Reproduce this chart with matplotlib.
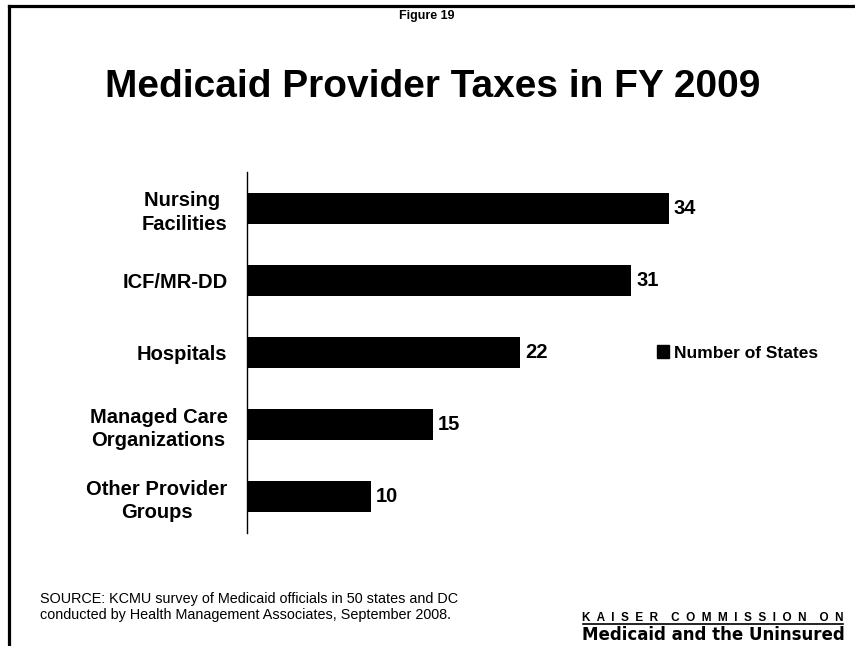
import matplotlib.pyplot as plt
from matplotlib.lines import Line2D
from matplotlib.patches import Patch

plt.rcParams['font.family'] = ['Liberation Sans', 'DejaVu Sans']

categories = ['Nursing \nFacilities', 'ICF/MR-DD', 'Hospitals',
              'Managed Care\nOrganizations', 'Other Provider\nGroups']
num_states = [34, 31, 22, 15, 10]
series_name = 'Number of States'

W, H = 855, 646
fig = plt.figure(figsize=(W / 100, H / 100), dpi=100)

# frame lines on the left and top of the slide
fig.add_artist(Line2D([9 / W, 9 / W], [0, 1 - 6 / H], color='black', lw=2.3))
fig.add_artist(Line2D([9 / W, 1], [1 - 6 / H, 1 - 6 / H], color='black', lw=2.3))

fig.text(427 / W, 1 - 16 / H, 'Figure 19', ha='center', va='center',
         fontsize=9, fontweight='bold')
fig.text(433 / W, 1 - 87 / H, 'Medicaid Provider Taxes in FY 2009',
         ha='center', va='center', fontsize=28, fontweight='bold')

ax = fig.add_axes([247 / W, 1 - 533 / H, 496 / W, 361 / H])
ypos = list(range(len(categories)))
bars = ax.barh(ypos, num_states, height=0.43, color='black',
               label=series_name)
ax.set_ylim(len(categories) - 0.5, -0.5)
ax.set_xlim(0, 40)
ax.set_yticks(ypos)
ax.set_yticklabels(categories, fontsize=14.5, fontweight='bold',
                   multialignment='center', linespacing=1.3)
ax.tick_params(axis='y', length=0, pad=14)
ax.tick_params(axis='x', bottom=False, labelbottom=False)
for s in ['top', 'right', 'bottom']:
    ax.spines[s].set_visible(False)
ax.spines['left'].set_linewidth(1.0)

for b, v in zip(bars, num_states):
    ax.text(v + 0.4, b.get_y() + b.get_height() / 2, str(v),
            ha='left', va='center', fontsize=14.5, fontweight='bold')

fig.legend(handles=[Patch(color='black', label=series_name)],
           loc='center left', bbox_to_anchor=(641 / W, 1 - 353 / H),
           frameon=False, handlelength=0.7, handleheight=0.7,
           handletextpad=0.3, prop={'size': 12.5, 'weight': 'bold'})

fig.text(40 / W, 1 - 607 / H,
         'SOURCE: KCMU survey of Medicaid officials in 50 states and DC\n'
         'conducted by Health Management Associates, September 2008.',
         ha='left', va='center', fontsize=10.4, linespacing=1.2)

fig.text(713 / W, 1 - 618 / H,
         'K  A  I  S  E  R    C  O  M  M  I  S  S  I  O  N    O  N',
         ha='center', va='center', fontsize=8.5, fontweight='bold')
fig.add_artist(Line2D([583 / W, 843 / W], [1 - 624 / H, 1 - 624 / H],
                      color='black', lw=1.2))
fig.text(713 / W, 1 - 635 / H, 'Medicaid and the Uninsured',
         ha='center', va='center', fontsize=12, fontweight='heavy',
         family=['DejaVu Sans'])

fig.savefig('out.png', dpi=100)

# # # #

_WHAT IS NEEDED_: Leave the pictures out, and print every line of the listing exactly as written.

_ANSWER TO THE TASK_:
Reproduce this chart with matplotlib.
import matplotlib.pyplot as plt
from matplotlib.lines import Line2D
from matplotlib.patches import Patch

plt.rcParams['font.family'] = ['Liberation Sans', 'DejaVu Sans']

categories = ['Nursing \nFacilities', 'ICF/MR-DD', 'Hospitals',
              'Managed Care\nOrganizations', 'Other Provider\nGroups']
num_states = [34, 31, 22, 15, 10]
series_name = 'Number of States'

W, H = 855, 646
fig = plt.figure(figsize=(W / 100, H / 100), dpi=100)

# frame lines on the left and top of the slide
fig.add_artist(Line2D([9 / W, 9 / W], [0, 1 - 6 / H], color='black', lw=2.3))
fig.add_artist(Line2D([9 / W, 1], [1 - 6 / H, 1 - 6 / H], color='black', lw=2.3))

fig.text(427 / W, 1 - 16 / H, 'Figure 19', ha='center', va='center',
         fontsize=9, fontweight='bold')
fig.text(433 / W, 1 - 87 / H, 'Medicaid Provider Taxes in FY 2009',
         ha='center', va='center', fontsize=28, fontweight='bold')

ax = fig.add_axes([247 / W, 1 - 533 / H, 496 / W, 361 / H])
ypos = list(range(len(categories)))
bars = ax.barh(ypos, num_states, height=0.43, color='black',
               label=series_name)
ax.set_ylim(len(categories) - 0.5, -0.5)
ax.set_xlim(0, 40)
ax.set_yticks(ypos)
ax.set_yticklabels(categories, fontsize=14.5, fontweight='bold',
                   multialignment='center', linespacing=1.3)
ax.tick_params(axis='y', length=0, pad=14)
ax.tick_params(axis='x', bottom=False, labelbottom=False)
for s in ['top', 'right', 'bottom']:
    ax.spines[s].set_visible(False)
ax.spines['left'].set_linewidth(1.0)

for b, v in zip(bars, num_states):
    ax.text(v + 0.4, b.get_y() + b.get_height() / 2, str(v),
            ha='left', va='center', fontsize=14.5, fontweight='bold')

fig.legend(handles=[Patch(color='black', label=series_name)],
           loc='center left', bbox_to_anchor=(641 / W, 1 - 353 / H),
           frameon=False, handlelength=0.7, handleheight=0.7,
           handletextpad=0.3, prop={'size': 12.5, 'weight': 'bold'})

fig.text(40 / W, 1 - 607 / H,
         'SOURCE: KCMU survey of Medicaid officials in 50 states and DC\n'
         'conducted by Health Management Associates, September 2008.',
         ha='left', va='center', fontsize=10.4, linespacing=1.2)

fig.text(713 / W, 1 - 618 / H,
         'K  A  I  S  E  R    C  O  M  M  I  S  S  I  O  N    O  N',
         ha='center', va='center', fontsize=8.5, fontweight='bold')
fig.add_artist(Line2D([583 / W, 843 / W], [1 - 624 / H, 1 - 624 / H],
                      color='black', lw=1.2))
fig.text(713 / W, 1 - 635 / H, 'Medicaid and the Uninsured',
         ha='center', va='center', fontsize=12, fontweight='heavy',
         family=['DejaVu Sans'])

fig.savefig('out.png', dpi=100)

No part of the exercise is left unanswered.